**TASK INPUT:**
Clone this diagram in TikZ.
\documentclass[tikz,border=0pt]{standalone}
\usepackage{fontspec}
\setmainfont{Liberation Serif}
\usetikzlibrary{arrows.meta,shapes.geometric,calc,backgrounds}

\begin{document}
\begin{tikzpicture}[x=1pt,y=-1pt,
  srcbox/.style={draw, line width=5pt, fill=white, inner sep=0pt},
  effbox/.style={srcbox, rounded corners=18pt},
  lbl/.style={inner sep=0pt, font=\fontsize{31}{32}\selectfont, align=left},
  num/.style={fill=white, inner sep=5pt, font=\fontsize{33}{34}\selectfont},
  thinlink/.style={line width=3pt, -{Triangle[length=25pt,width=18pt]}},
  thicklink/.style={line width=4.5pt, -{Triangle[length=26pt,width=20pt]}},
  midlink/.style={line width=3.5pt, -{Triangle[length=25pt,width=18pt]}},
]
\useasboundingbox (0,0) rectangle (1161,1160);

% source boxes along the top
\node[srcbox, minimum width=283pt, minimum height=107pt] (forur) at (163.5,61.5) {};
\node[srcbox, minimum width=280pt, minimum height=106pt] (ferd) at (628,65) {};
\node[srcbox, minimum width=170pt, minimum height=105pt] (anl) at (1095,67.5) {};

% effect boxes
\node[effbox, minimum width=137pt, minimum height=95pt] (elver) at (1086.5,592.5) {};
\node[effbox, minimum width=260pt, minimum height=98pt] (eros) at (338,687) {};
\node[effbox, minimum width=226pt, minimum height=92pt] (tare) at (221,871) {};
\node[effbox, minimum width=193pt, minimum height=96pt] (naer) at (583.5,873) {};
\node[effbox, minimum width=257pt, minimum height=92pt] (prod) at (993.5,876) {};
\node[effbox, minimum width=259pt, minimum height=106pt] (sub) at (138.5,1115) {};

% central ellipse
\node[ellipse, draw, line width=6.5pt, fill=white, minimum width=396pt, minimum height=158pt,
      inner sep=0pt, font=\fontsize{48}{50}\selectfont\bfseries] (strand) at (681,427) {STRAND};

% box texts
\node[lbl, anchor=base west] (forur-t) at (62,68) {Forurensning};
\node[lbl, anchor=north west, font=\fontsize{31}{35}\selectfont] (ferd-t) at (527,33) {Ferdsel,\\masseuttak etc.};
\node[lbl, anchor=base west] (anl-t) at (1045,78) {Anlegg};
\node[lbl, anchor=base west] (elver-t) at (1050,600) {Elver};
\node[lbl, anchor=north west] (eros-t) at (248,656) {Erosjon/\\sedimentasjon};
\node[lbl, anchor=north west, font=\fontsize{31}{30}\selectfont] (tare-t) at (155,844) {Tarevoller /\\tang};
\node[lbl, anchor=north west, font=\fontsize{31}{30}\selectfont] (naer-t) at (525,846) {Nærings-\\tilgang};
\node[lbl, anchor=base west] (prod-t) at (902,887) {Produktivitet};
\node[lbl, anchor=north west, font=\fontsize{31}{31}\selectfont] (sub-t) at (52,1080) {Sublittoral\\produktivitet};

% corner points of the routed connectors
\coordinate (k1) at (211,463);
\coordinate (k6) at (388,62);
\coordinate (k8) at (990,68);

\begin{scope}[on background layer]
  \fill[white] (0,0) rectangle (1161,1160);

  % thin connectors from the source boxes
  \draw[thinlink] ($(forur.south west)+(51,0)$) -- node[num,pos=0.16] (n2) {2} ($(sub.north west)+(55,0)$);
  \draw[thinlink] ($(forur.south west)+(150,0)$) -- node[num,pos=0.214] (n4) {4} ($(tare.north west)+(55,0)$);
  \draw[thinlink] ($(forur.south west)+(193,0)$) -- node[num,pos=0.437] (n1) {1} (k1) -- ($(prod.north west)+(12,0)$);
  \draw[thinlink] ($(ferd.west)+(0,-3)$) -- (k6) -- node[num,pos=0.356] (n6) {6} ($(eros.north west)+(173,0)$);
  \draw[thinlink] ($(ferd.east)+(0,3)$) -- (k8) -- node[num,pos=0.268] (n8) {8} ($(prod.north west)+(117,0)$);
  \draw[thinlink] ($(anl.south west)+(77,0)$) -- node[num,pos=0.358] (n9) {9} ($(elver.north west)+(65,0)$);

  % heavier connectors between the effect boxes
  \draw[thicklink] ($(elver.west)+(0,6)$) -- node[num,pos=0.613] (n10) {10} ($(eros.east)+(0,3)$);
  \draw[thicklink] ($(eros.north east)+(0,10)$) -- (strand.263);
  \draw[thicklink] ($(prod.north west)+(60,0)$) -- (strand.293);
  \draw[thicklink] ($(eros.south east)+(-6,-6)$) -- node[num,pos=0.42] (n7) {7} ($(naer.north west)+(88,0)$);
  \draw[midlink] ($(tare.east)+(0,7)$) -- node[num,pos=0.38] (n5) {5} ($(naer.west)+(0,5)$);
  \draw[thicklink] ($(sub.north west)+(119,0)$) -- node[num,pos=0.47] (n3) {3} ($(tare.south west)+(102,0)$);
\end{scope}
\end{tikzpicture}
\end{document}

==

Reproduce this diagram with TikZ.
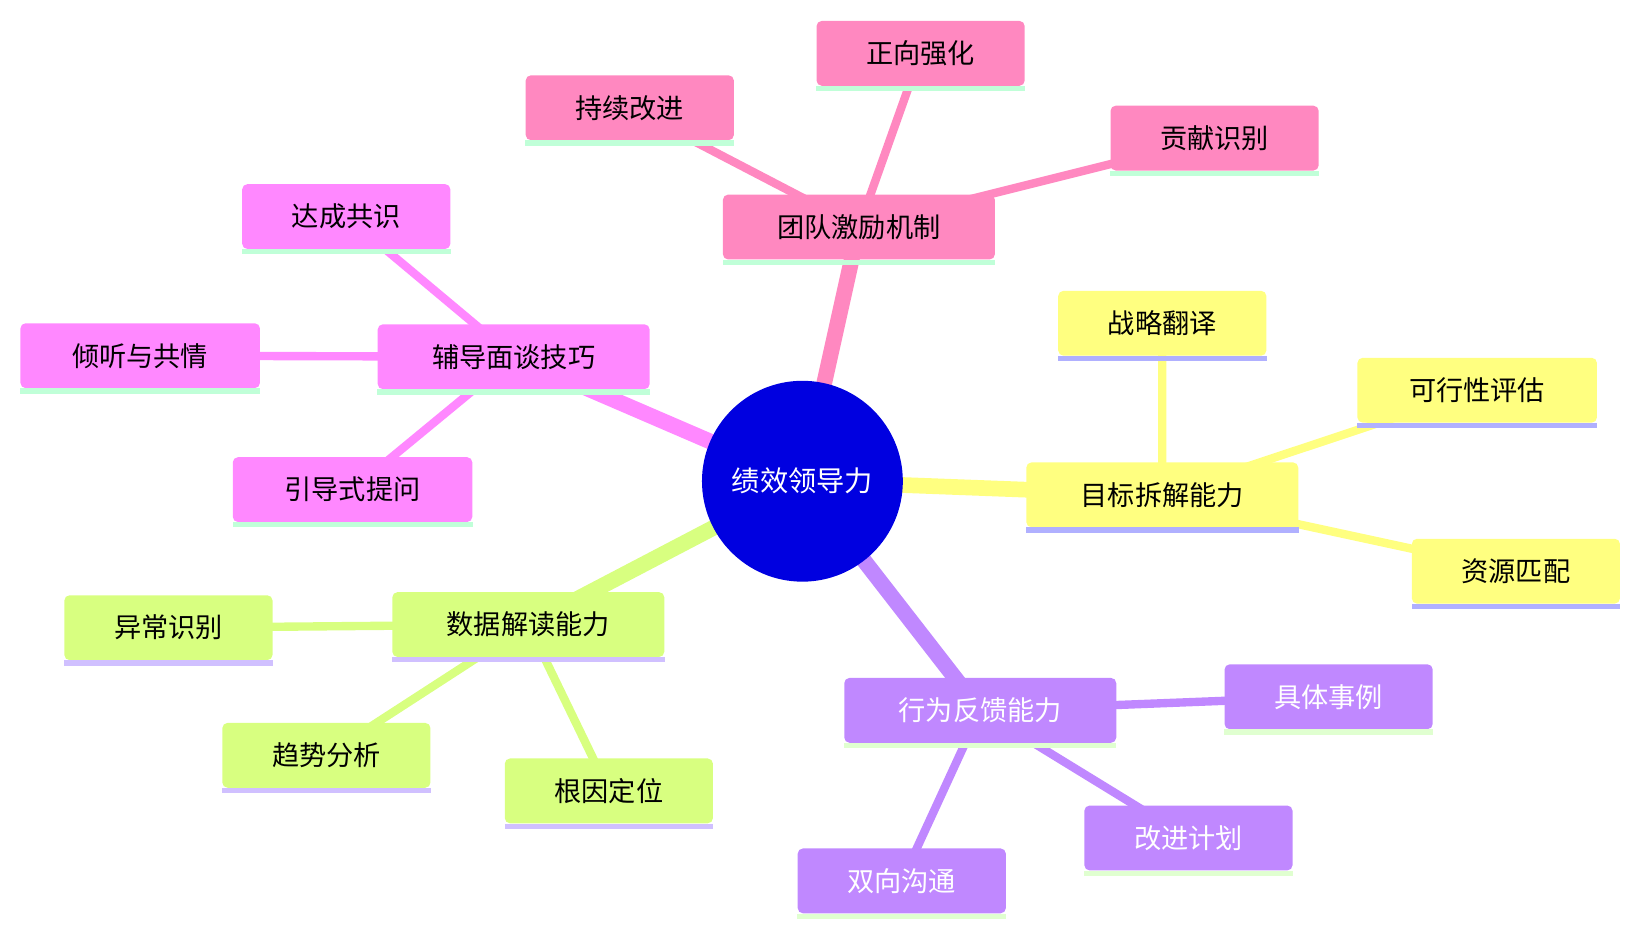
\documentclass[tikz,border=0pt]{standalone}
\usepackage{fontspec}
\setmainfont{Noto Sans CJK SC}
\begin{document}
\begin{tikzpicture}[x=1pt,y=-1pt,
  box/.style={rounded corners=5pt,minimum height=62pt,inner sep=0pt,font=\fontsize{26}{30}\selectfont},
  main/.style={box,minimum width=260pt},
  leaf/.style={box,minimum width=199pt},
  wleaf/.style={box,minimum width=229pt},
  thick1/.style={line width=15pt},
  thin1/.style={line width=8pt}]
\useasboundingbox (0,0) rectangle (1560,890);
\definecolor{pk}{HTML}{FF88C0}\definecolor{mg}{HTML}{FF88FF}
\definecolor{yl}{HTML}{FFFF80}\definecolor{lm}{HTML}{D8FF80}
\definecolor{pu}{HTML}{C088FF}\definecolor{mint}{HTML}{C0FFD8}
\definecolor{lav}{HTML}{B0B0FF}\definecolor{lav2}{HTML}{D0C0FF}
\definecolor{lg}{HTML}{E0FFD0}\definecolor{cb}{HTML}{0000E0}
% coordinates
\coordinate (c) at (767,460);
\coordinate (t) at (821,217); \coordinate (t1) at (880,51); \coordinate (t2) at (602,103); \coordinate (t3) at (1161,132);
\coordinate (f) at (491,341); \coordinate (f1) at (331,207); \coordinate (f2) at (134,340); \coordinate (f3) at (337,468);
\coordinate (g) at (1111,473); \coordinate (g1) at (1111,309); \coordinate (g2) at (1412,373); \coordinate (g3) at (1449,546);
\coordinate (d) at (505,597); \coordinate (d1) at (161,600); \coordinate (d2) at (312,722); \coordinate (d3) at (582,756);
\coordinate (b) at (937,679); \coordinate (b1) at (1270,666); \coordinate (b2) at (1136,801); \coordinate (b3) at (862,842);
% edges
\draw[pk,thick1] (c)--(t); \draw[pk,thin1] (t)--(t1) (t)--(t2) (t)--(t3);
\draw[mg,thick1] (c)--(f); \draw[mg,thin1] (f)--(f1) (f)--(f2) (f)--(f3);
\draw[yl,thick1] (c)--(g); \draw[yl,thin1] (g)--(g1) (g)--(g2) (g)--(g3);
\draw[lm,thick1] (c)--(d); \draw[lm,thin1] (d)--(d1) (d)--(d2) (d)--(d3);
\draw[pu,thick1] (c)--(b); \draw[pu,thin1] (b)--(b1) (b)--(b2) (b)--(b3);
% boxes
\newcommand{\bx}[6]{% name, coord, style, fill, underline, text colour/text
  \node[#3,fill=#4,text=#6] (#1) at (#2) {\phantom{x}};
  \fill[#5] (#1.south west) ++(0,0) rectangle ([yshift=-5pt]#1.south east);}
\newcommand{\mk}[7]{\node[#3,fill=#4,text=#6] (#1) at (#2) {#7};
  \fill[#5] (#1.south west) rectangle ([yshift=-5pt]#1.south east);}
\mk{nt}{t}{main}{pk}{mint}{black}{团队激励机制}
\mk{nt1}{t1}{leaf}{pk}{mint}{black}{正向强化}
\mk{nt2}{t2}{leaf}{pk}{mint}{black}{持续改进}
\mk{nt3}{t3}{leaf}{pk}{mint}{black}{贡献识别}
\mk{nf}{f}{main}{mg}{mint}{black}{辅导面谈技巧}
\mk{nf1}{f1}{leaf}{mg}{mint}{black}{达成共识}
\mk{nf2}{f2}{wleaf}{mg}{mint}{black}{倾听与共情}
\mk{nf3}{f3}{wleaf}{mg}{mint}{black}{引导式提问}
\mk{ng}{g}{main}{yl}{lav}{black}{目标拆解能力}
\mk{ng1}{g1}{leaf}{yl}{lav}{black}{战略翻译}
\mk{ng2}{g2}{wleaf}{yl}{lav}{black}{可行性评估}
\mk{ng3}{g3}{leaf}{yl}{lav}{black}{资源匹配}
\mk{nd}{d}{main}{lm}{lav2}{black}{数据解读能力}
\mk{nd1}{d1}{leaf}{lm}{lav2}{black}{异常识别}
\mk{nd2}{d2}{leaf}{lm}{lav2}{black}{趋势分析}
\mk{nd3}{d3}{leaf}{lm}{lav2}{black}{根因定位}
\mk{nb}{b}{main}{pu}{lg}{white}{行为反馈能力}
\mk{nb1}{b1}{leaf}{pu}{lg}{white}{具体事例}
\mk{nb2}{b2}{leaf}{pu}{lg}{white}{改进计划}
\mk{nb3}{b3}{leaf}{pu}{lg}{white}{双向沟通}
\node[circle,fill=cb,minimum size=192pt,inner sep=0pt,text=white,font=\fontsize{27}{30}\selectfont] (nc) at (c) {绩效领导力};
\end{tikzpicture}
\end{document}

**DIRECTIONS:** Your answer should be a single number: the count of lines holding the word "this".

**TASK RESULT:** 2